Besik Aslanasvili

Personal information
- Full name: Besik Aslanasvili
- Nationality: Greece
- Born: 22 October 1976 (age 49) Tbilisi, Georgian SSR, Soviet Union
- Height: 1.61 m (5 ft 3+1⁄2 in)
- Weight: 60 kg (132 lb)

Sport
- Style: Freestyle
- Club: Atlas Kallitheas
- Coach: Michail Charachura

Medal record
Men's freestyle wrestling
Representing Greece
Mediterranean Games
| Gold medal – first place | 2001 Tunis | 63 kg |

= Besik Aslanasvili =

Greek wrestler (born 1976)

Besik Aslanasvili (Μπέζικ Ασλανασβίλι; born October 22, 1976, in Tbilisi, Georgian SSR) is a retired amateur Greek freestyle wrestler, who competed in the men's lightweight category. Holding a dual citizenship to compete internationally, Aslanasvili has been selected to the nation's Olympic wrestling team when Greece hosted the 2004 Summer Olympics in Athens, and also picked up a gold medal in the 63-kg division at the 2001 Mediterranean Games in Tunis, Tunisia. Throughout his sporting career, Aslanasvili trained full-time for Atlas Kallitheas Wrestling Club in Athens, under personal coach Michail Charachura.

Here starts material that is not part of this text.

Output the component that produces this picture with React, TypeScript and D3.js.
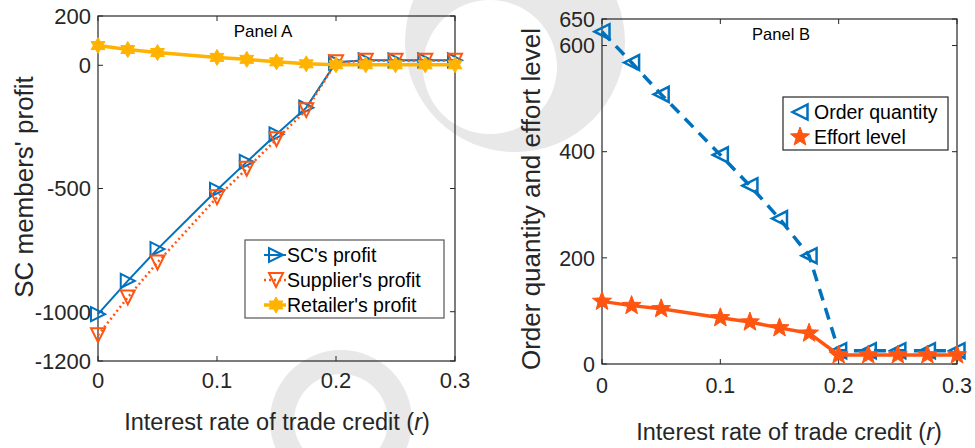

Aslanasvili qualified for the naturalized Greek squad in the men's lightweight class (60 kg), when Greece welcomed the world to the 2004 Summer Olympics in Athens. He filled up an entry by the International Federation of Association Wrestling and the Hellenic Olympic Committee, as Greece received an automatic berth for being the host nation. Amassed the home crowd inside Ano Liossia Olympic Hall, Aslanasvili opened the prelim pool with a shut out 5–2 victory over neighboring Albania's Sahit Prizreni, before losing to Iran's Masoud Mostafa-Jokar by a rigid 3–2 decision. Placing second in the pool and eleventh in the final standings, Aslanasvili's performance was not enough to put him further into the medal rounds.